“We’re battling the perception that we’re a special occasion place,” says Coley O’Brien, who bought Terry B’s in July from its namesake, Terry Braciszew-ski. Buying the most expensive dining spot in town hadn’t been on his to-do list, “but the opportunity presented itself,” says O’Brien, who also owns the A&W at the other end of downtown.
O’Brien knows his market. He grew up in Dexter and lives there with wife, Nicole, son, Miles (nine), and daughter, McKenna (six). And he clearly understands food service: when he bought the A&W in 2010, he says, he transformed it “from an average restaurant … to the twenty-fourth highest-volume location in the nation” (out of 642) and “the number two seasonal A&W in the nation.” O’Brien’s lodestar is “good value for hard-earned money and superior, friendly service.”
Does he know yet how to translate that to a place that takes reservations and has a sommelier? “Nope, it’s all brand new to me,” he laughs. “I still feel very green.” With the return of chef Adam Boonstra and manager/sommelier Chad Roe, he has the fine-dining end pretty well nailed, but, he adds, “we’d like to be considered an everyday dinner place as well,” he says, where people can stop in for a burger, fish and chips, a bowl of soup.
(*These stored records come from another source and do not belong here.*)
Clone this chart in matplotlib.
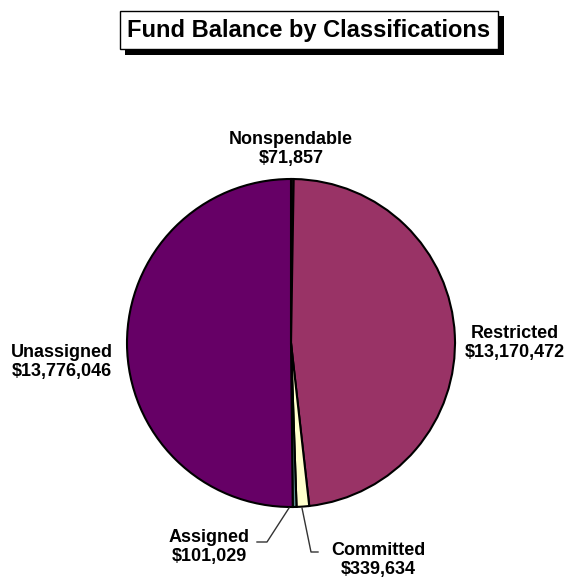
import matplotlib as mpl
import matplotlib.pyplot as plt
import matplotlib.patheffects as pe

mpl.rc('font', family='Liberation Sans', weight='bold')

# Fund balance data, clockwise from 12 o'clock
categories = ['Nonspendable', 'Restricted', 'Committed', 'Assigned', 'Unassigned']
values = [71857, 13170472, 339634, 101029, 13776046]
colors = ['#1a1a1a', '#993366', '#ffffcc', '#5f8f8f', '#660066']

fig = plt.figure(figsize=(5.7, 5.8), dpi=100)
ax = fig.add_axes([0, 0, 1, 1])
ax.axis('off')

wedges, _ = ax.pie(values, colors=colors, startangle=90, counterclock=False,
                   radius=164, center=(291, 237),
                   wedgeprops=dict(edgecolor='black', linewidth=1.5))
ax.set_xlim(0, 570)
ax.set_ylim(0, 580)
ax.set_aspect('equal')

fs = 13
labels = ['%s\n$%s' % (c, format(v, ',')) for c, v in zip(categories, values)]

ax.text(291, 431, labels[0], ha='center', va='center', fontsize=fs, linespacing=1.2)
ax.text(515, 237, labels[1], ha='center', va='center', fontsize=fs, linespacing=1.2)
ax.text(62, 218, labels[4], ha='center', va='center', fontsize=fs, linespacing=1.2)
ax.text(209, 33, labels[3], ha='center', va='center', fontsize=fs, linespacing=1.2)
ax.text(378, 20, labels[2], ha='center', va='center', fontsize=fs, linespacing=1.2)

# leader lines
ax.plot([257, 267, 289], [38, 38, 72], color='#333333', lw=1)
ax.plot([318, 311, 302], [28, 28, 72], color='#333333', lw=1)

# title with drop shadow
t = ax.text(309, 550, 'Fund Balance by Classifications', ha='center', va='center',
            fontsize=17, color='black',
            bbox=dict(boxstyle='square,pad=0.32', facecolor='white',
                      edgecolor='black', lw=1))
t.get_bbox_patch().set_path_effects([
    pe.SimplePatchShadow(offset=(4, -4), shadow_rgbFace='black', alpha=1),
    pe.Normal()])

fig.savefig('out.png', dpi=100)
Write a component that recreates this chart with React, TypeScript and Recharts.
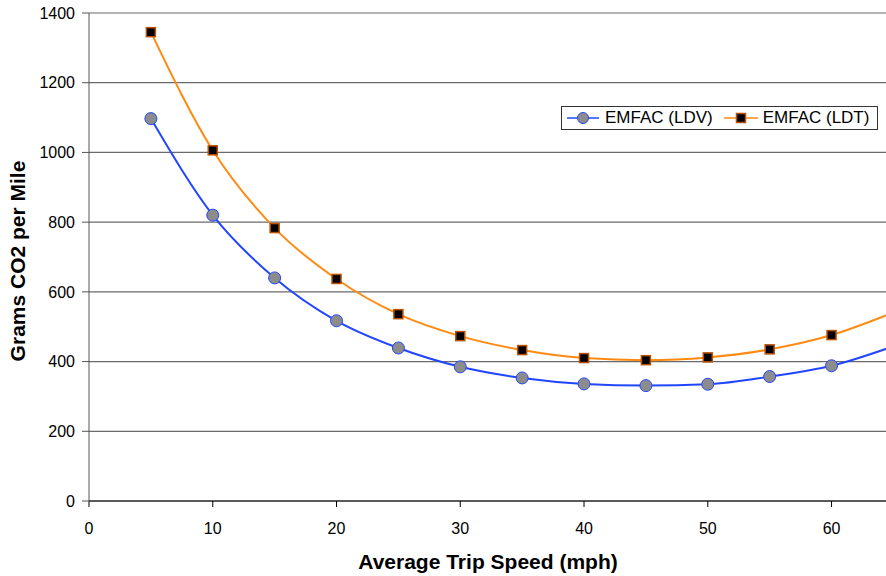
import {
  LineChart,
  Line,
  XAxis,
  YAxis,
  CartesianGrid,
} from "recharts";

const speeds = [5, 10, 15, 20, 25, 30, 35, 40, 45, 50, 55, 60, 65];
const ldv = [1097, 820, 640, 517, 439, 385, 353, 336, 331, 335, 357, 388, 444];
const ldt = [1345, 1006, 783, 637, 536, 473, 433, 410, 404, 412, 435, 476, 541];
const xTicks = [0, 10, 20, 30, 40, 50, 60];
const yTicks = [0, 200, 400, 600, 800, 1000, 1200, 1400];

const data = speeds.map((s, i) => ({ speed: s, ldv: ldv[i], ldt: ldt[i] }));

const FONT = "'Liberation Sans', Arial, sans-serif";
const BLUE = "#2246ff";
const ORANGE = "#ff8a12";

const SquareDot = (props: any) => {
  const { cx, cy } = props;
  if (cx == null || cy == null) return null;
  return (
    <rect
      x={cx - 4.5}
      y={cy - 4.5}
      width={9}
      height={9}
      fill="#000"
      stroke="#b85000"
      strokeWidth={1.5}
    />
  );
};

function LegendBox() {
  return (
    <div
      style={{
        position: "absolute",
        left: 561,
        top: 106,
        width: 317,
        height: 24,
        boxSizing: "border-box",
        border: "1px solid #333",
        background: "#fff",
        display: "flex",
        alignItems: "center",
        fontFamily: FONT,
        fontSize: 17,
        color: "#000",
        whiteSpace: "nowrap",
      }}
    >
      <svg width={36} height={20} style={{ marginLeft: 3 }}>
        <line x1={2} y1={10} x2={34} y2={10} stroke={BLUE} strokeWidth={1.5} />
        <circle cx={18} cy={10} r={5.5} fill="#8c8c8c" stroke={BLUE} strokeWidth={1} />
      </svg>
      <span style={{ marginLeft: 4 }}>EMFAC (LDV)</span>
      <svg width={38} height={20} style={{ marginLeft: 9 }}>
        <line x1={2} y1={10} x2={36} y2={10} stroke={ORANGE} strokeWidth={1.5} />
        <rect x={14.5} y={5.5} width={9} height={9} fill="#000" stroke="#b85000" strokeWidth={1.5} />
      </svg>
      <span style={{ marginLeft: 3 }}>EMFAC (LDT)</span>
    </div>
  );
}

export default function App() {
  return (
    <div style={{ position: "absolute", left: 0, top: 0, width: 886, height: 576, background: "#fff" }}>
      <LineChart
        width={886}
        height={576}
        data={data}
        margin={{ top: 13, right: 0, bottom: 0, left: 0 }}
      >
        <CartesianGrid vertical={false} stroke="#6a6a6a" strokeWidth={1.2} />
        <XAxis
          dataKey="speed"
          type="number"
          domain={[0, 64.4]}
          allowDataOverflow
          ticks={xTicks}
          height={75}
          stroke="#000"
          tickSize={6}
          tickMargin={16}
          tick={{ fill: "#000", fontSize: 16, fontFamily: FONT }}
          label={{
            content: () => (
              <text
                x={488}
                y={569}
                textAnchor="middle"
                fontFamily={FONT}
                fontSize={21}
                fontWeight="bold"
                fill="#000"
              >
                Average Trip Speed (mph)
              </text>
            ),
          }}
        />
        <YAxis
          type="number"
          domain={[0, 1400]}
          ticks={yTicks}
          width={89}
          stroke="#555"
          tickSize={7}
          tickMargin={7}
          tick={{ fill: "#000", fontSize: 16, fontFamily: FONT }}
          label={{
            content: () => (
              <text
                x={25}
                y={261}
                transform="rotate(-90 25 261)"
                textAnchor="middle"
                fontFamily={FONT}
                fontSize={21}
                fontWeight="bold"
                fill="#000"
              >
                Grams CO2 per Mile
              </text>
            ),
          }}
        />
        <Line
          type="monotone"
          dataKey="ldt"
          stroke={ORANGE}
          strokeWidth={2}
          dot={<SquareDot />}
          isAnimationActive={false}
        />
        <Line
          type="monotone"
          dataKey="ldv"
          stroke={BLUE}
          strokeWidth={2}
          dot={{ r: 6, fill: "#8c8c8c", stroke: BLUE, strokeWidth: 1 }}
          isAnimationActive={false}
        />
      </LineChart>
      <LegendBox />
    </div>
  );
}
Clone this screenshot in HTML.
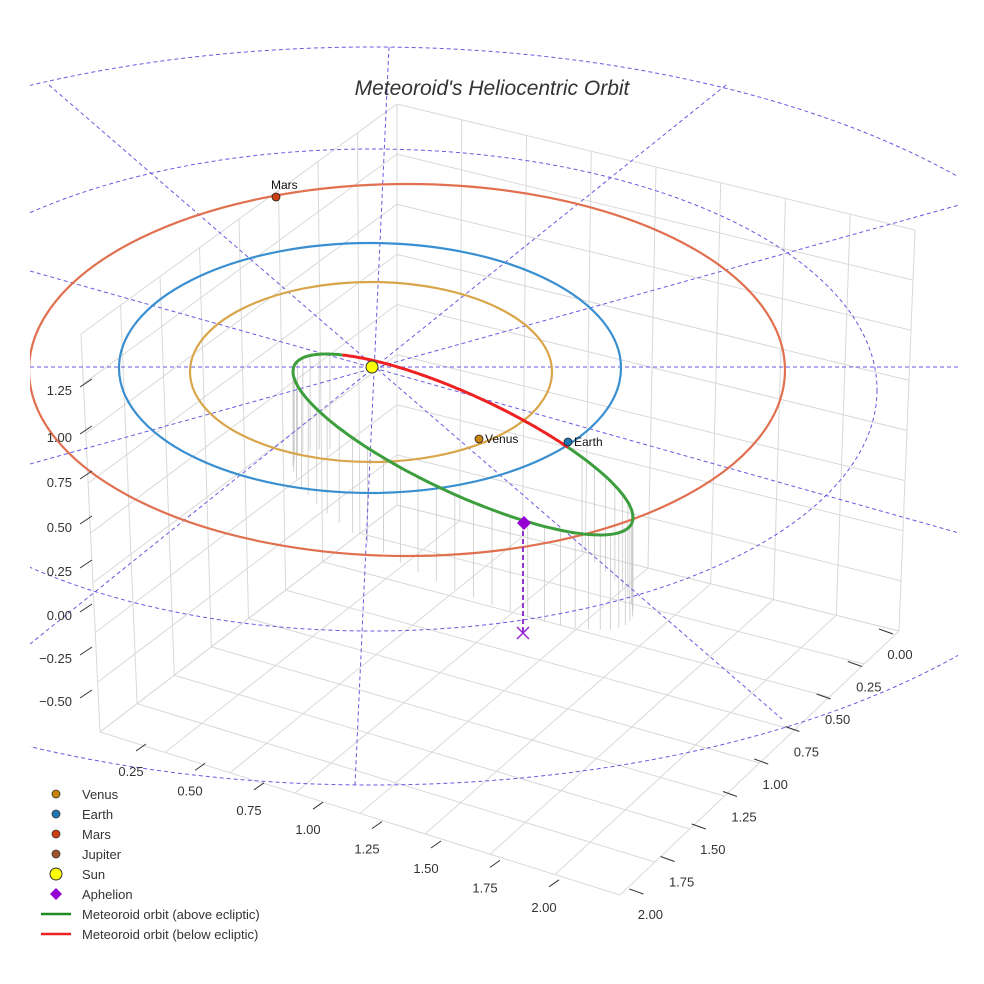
<!DOCTYPE html>
<html><head><meta charset="utf-8"><style>
body{margin:0;background:#fff}
svg{display:block;font-family:"Liberation Sans",sans-serif}
</style></head><body>
<svg id="chart" width="984" height="984" viewBox="0 0 984 984">
<defs><clipPath id="clip"><rect x="30" y="0" width="928" height="984"/></clipPath></defs>
<rect width="984" height="984" fill="#fff"/>
<g id="grid" stroke="#d9d9d9" stroke-width="1" fill="none"></g>
<g id="drops" stroke="#c8c8c8" stroke-width="0.8"></g>
<g id="ref" clip-path="url(#clip)" stroke="#6a5ae0" stroke-width="1" stroke-dasharray="4,3" fill="none"></g>
<g id="orbits" clip-path="url(#clip)" fill="none"></g>
<g id="marks"></g>
<g id="axes" font-size="13" fill="#333"></g>
<text x="492" y="95" text-anchor="middle" font-size="21" font-style="italic" fill="#333">Meteoroid's Heliocentric Orbit</text>
<g id="legend" font-size="13" fill="#333"></g>
</svg>
<script>
// data
const planetNames = ["Venus","Earth","Mars"];
const orbitRx = [181, 251, 378];
const orbitRy = [90, 125, 186];
const orbitCx = [371, 370, 407];
const orbitCy = [372, 368, 370];
const orbitColors = ["#d9a54a","#3a8fd0","#e07050"];
const planetX = [479, 568, 276];
const planetY = [439, 442, 197];
const planetColors = ["#c8830f","#1f77b4","#cc3f10"];
const zTicks = ["1.25","1.00","0.75","0.50","0.25","0.00","\u22120.25","\u22120.50"];
const zTickY = [390,437,482,527,571,615,658,701];
const xTicks = ["0.25","0.50","0.75","1.00","1.25","1.50","1.75","2.00"];
const yTicks = ["0.00","0.25","0.50","0.75","1.00","1.25","1.50","1.75","2.00"];
// meteoroid orbit (projected ellipse parameters)
const metCenter = [463, 444.5];
const metXAmp = [170];
const metYCos = [72.9];
const metYSin = [53.6];
const redRange = [-2.36, -0.905];

const NS="http://www.w3.org/2000/svg";
function mk(parent,tag,attrs){const e=document.createElementNS(NS,tag);for(const k in attrs)e.setAttribute(k,attrs[k]);document.getElementById(parent).appendChild(e);return e;}

// grid box (bilinear faces)
const B=[397,505],L=[100,732],R=[899,631],F=[620,895],Bt=[397,104],Lt=[81,334],Rt=[915,230];
function bil(p00,p10,p01,p11,u,v){return [0,1].map(k=>p00[k]*(1-u)*(1-v)+p10[k]*u*(1-v)+p01[k]*(1-u)*v+p11[k]*u*v);}
function gl(a,b){const e=mk('grid','line',{x1:a[0],y1:a[1],x2:b[0],y2:b[1]});

}
const N=8;
for(let i=0;i<=N;i++){const t=i/N;
 gl(bil(B,L,R,F,t,0),bil(B,L,R,F,t,1));
 gl(bil(B,L,R,F,0,t),bil(B,L,R,F,1,t));
 gl(bil(B,L,Bt,Lt,t,0),bil(B,L,Bt,Lt,t,1));
 gl(bil(B,R,Bt,Rt,t,0),bil(B,R,Bt,Rt,t,1));
 gl(bil(B,L,Bt,Lt,0,t),bil(B,L,Bt,Lt,1,t));
 gl(bil(B,R,Bt,Rt,0,t),bil(B,R,Bt,Rt,1,t));
}

// reference dashed
[[49,85,782,719],[389,47,355,785],[726,85,30,644],[30,271,959,533],[30,464,959,205],[30,367,959,367]].forEach(l=>{const e=mk('ref','line',{x1:l[0],y1:l[1],x2:l[2],y2:l[3]});

});
[[372,390,505,241],[372,416,770,369]].forEach(c=>{const e=mk('ref','ellipse',{cx:c[0],cy:c[1],rx:c[2],ry:c[3]});

});

// planet orbits
for(let i=0;i<planetNames.length;i++){
 const e=mk('orbits','ellipse',{cx:orbitCx[i],cy:orbitCy[i],rx:orbitRx[i],ry:orbitRy[i],stroke:orbitColors[i],'stroke-width':2.2});
 
 
}
// meteoroid orbit
function mp(t){return [metCenter[0]+metXAmp[0]*Math.cos(t), metCenter[1]+metYCos[0]*Math.cos(t)+metYSin[0]*Math.sin(t)];}
function arc(a,b){let d='';const n=120;for(let k=0;k<=n;k++){const p=mp(a+(b-a)*k/n);d+=(k?'L':'M')+p[0].toFixed(1)+','+p[1].toFixed(1);}return d;}
// drop lines from above-ecliptic part
for(let k=1;k<44;k++){const t=redRange[1]+(redRange[0]+2*Math.PI-redRange[1])*k/44;const p=mp(t);
 const e=mk('drops','line',{x1:p[0],y1:p[1],x2:p[0],y2:p[1]+95});
 
 }
let e=mk('orbits','path',{d:arc(redRange[1],redRange[0]+2*Math.PI),stroke:'#3d9e3d','stroke-width':3});


e=mk('orbits','path',{d:arc(redRange[0],redRange[1]),stroke:'#ee2222','stroke-width':3});



// aphelion
e=mk('marks','line',{x1:523,y1:523,x2:523,y2:633,stroke:'#8a1fc8','stroke-width':1.8,'stroke-dasharray':'5,3'});


e=mk('marks','path',{d:'M517,627L529,639M529,627L517,639',stroke:'#9a2ad0','stroke-width':1.5});


e=mk('marks','path',{d:'M524,516L531,523L524,530L517,523Z',fill:'#9400d3'});


// sun
e=mk('marks','circle',{cx:372,cy:367,r:6,fill:'#ffff00',stroke:'#333','stroke-width':1});


// planets
for(let i=0;i<planetNames.length;i++){
 e=mk('marks','circle',{cx:planetX[i],cy:planetY[i],r:4,fill:planetColors[i],stroke:'#222','stroke-width':0.8});
 
 
 const lbl=mk('marks','text',{x:i==2?planetX[i]-5:planetX[i]+6,y:i==2?planetY[i]-8:planetY[i]+4,'font-size':12,fill:'#111'});
 lbl.textContent=planetNames[i];
 
 
}

// axes
zTicks.forEach((t,i)=>{const y=zTickY[i];
 e=mk('axes','text',{x:72,y:y+5,'text-anchor':'end'});e.textContent=t;
 
 
 e=mk('axes','line',{x1:80,y1:y-3,x2:92,y2:y-11,stroke:'#333'});
 
 });
xTicks.forEach((t,i)=>{const x=131+i*59,y=771+i*19.4;
 e=mk('axes','text',{x:x,y:y+5,'text-anchor':'middle'});e.textContent=t;
 
 
 e=mk('axes','line',{x1:x+5,y1:y-20,x2:x+15,y2:y-27,stroke:'#333'});
 
 });
yTicks.forEach((t,i)=>{const x=900-i*31.2,y=654+i*32.5;
 e=mk('axes','text',{x:x,y:y+5,'text-anchor':'middle'});e.textContent=t;
 
 
 e=mk('axes','line',{x1:x-21,y1:y-25,x2:x-7,y2:y-20,stroke:'#333'});
 
 });

// legend
const legendLabels=["Venus","Earth","Mars","Jupiter","Sun","Aphelion","Meteoroid orbit (above ecliptic)","Meteoroid orbit (below ecliptic)"];
const legendColors=["#c8830f","#1f77b4","#cc3f10","#a0522d","#ffff00","#9400d3","#228b22","#ee2222"];
legendLabels.forEach((l,i)=>{const y=795+i*20;
 let m;
 if(i<4) m=mk('legend','circle',{cx:56,cy:y-1,r:4,fill:legendColors[i],stroke:'#333','stroke-width':0.8});
 else if(i==4) m=mk('legend','circle',{cx:56,cy:y-1,r:6,fill:legendColors[i],stroke:'#333','stroke-width':1});
 else if(i==5) m=mk('legend','path',{d:`M56,${y-7}L62,${y-1}L56,${y+5}L50,${y-1}Z`,fill:legendColors[i]});
 else m=mk('legend','line',{x1:41,y1:y-1,x2:71,y2:y-1,stroke:legendColors[i],'stroke-width':2.5});
 
 
 const t=mk('legend','text',{x:82,y:y+4});t.textContent=l;
 
 
});
</script>
</body></html>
Miles and McKenna are consulting on the kids’ menu, which currently features burgers, mac and cheese, and grilled chicken. O’Brien brought the kids into the interview, and, when pressed, they shyly added that their own favorites include pasta with pesto, spaghetti and meatballs, kale chips, Brussels sprouts, and carrots. Then they scampered off to play in the “grotto” downstairs. (You can too–see below.)
If O’Brien seems to be taking a leap, it’s not as big a leap as Braciszewski took–he’s a neuropsychologist. (His name is pronounced brah-sih-SHEV-ski, but we’ll do what his patients do and call him Dr. B.) In 2005, he bought the restaurant that Paul Cousins had opened in 1984 and the 1850s farmhouse that housed it. Cousins Heritage Inn was one of the Midwest’s first farm-to-table restaurants (though that term had yet to be coined), but by then a new chef-owner had renamed it the Tuscan House, and it was floundering.
Dr. B gave it a new life. He added a wing on either side–a metaphor not lost on him: “like a bird flapping!” is his delighted description of the building’s altered footprint–as well as a deck and elaborate bar. He removed the cramped second floor to create a cathedral ceiling and then embarked on his real mission: to get patients at his Ann Arbor Rehabilitation Centers some real-life work experience.
He’d seen colleagues do that successfully in both New Orleans and San Marcos, and “I wasn’t scared of the kitchen. Most of us have gone through some kind of [restaurant] service,” including him, when he was in college. He points out that “a restaurant is a microcosm of the real world,” and everyone can find a place in it, whether in the front or back of the house.
In 2014, Dr. B sold his rehab center, and, though he still has a solo practice, it seemed a logical time to let the restaurant go. He’s happy with the sale to O’Brien: “I prayed that something good would come of it–that it wouldn’t be turned into something stupid.” A fervent Christian and a plainspoken iconoclast, Dr. B believes people can accomplish pretty much anything they want to–besides practicing medicine and running a business, he flies his own twin-engine plane all over the country and plays trumpet in a band called Four Old Men and a Babe.
The last few years were rocky–a few chefs came and went–but Dr. B’s final accomplishment was to install Boonstra and Roe in the top positions. Boonstra is a Dexter local who went to chef school, worked at Terry B’s under Doug Hewitt (now chef at Chartreuse, Detroit’s hottest farm-to-table place), and left to hone his skills at Red Haven in Okemos. Roe ditched a career in finance around 2010 because “he got bored,” according to Dr. B. In love with the nightly drama of the restaurant world, Roe started waiting tables at Terry B’s. He has been bootstrapping his way up since then, acquiring wine knowledge along the way.
In describing his lengthy list of renovations to the old farmhouse, Dr. B mentions that he was the one who outfitted the tiny basement room with a call button, so it could be used for intimate private dining, and named it the “grotto”–though O’Brien says that name should probably be scrapped, because of the similarly named bar across the street. His kids call it the “secret room,” which seems as good a name as any. It’s a little rustic, but O’Brien says it, too, is open for business.